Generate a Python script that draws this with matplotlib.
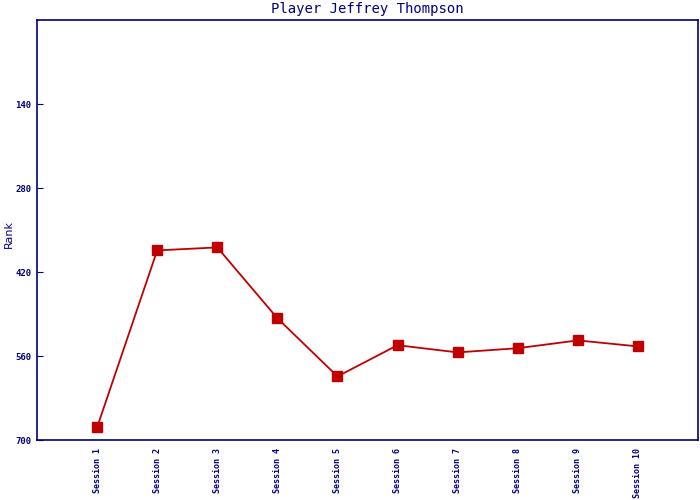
import matplotlib
matplotlib.use("Agg")
import matplotlib.pyplot as plt

sessions = ["Session 1", "Session 2", "Session 3", "Session 4", "Session 5",
            "Session 6", "Session 7", "Session 8", "Session 9", "Session 10"]
ranks = [679, 384, 379, 497, 594, 542, 554, 547, 534, 544]
y_ticks = [140, 280, 420, 560, 700]

navy = "#000080"
red = "#C00000"

fig = plt.figure(figsize=(7, 5), dpi=100)
ax = fig.add_axes([37/700, 60/500, 661/700, 420/500])

x = list(range(1, len(sessions) + 1))
ax.plot(x, ranks, color=red, linewidth=1.3, marker="s", markersize=7,
        markerfacecolor=red, markeredgecolor=red)

ax.set_xlim(0, 11)
ax.set_ylim(700, 0)
ax.set_yticks(y_ticks)
ax.set_yticklabels([str(t) for t in y_ticks], fontfamily="DejaVu Sans Mono",
                   fontsize=6.5, color=navy, fontweight="bold")
ax.set_xticks(x)
ax.set_xticklabels(sessions, rotation=90, fontfamily="DejaVu Sans Mono",
                   fontsize=6, color=navy, fontweight="bold", va="top")
ax.tick_params(axis="y", direction="in", length=4, color=navy, pad=4)
ax.tick_params(axis="x", length=0, pad=6)

for s in ax.spines.values():
    s.set_color(navy)
    s.set_linewidth(1.2)

ax.set_ylabel("Rank", color=navy, fontsize=8)
ax.yaxis.label.set_va("center")
ax.yaxis.set_label_coords(-0.043, 0.49)
ax.set_title("Player Jeffrey Thompson", color=navy, fontfamily="DejaVu Sans Mono",
             fontsize=10, pad=5)

fig.savefig("out.png", dpi=100)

» **Job**
Write out every line of the listing that holds the word "matplotlib".

» **Response to this task**
Generate a Python script that draws this with matplotlib.
import matplotlib
matplotlib.use("Agg")
import matplotlib.pyplot as plt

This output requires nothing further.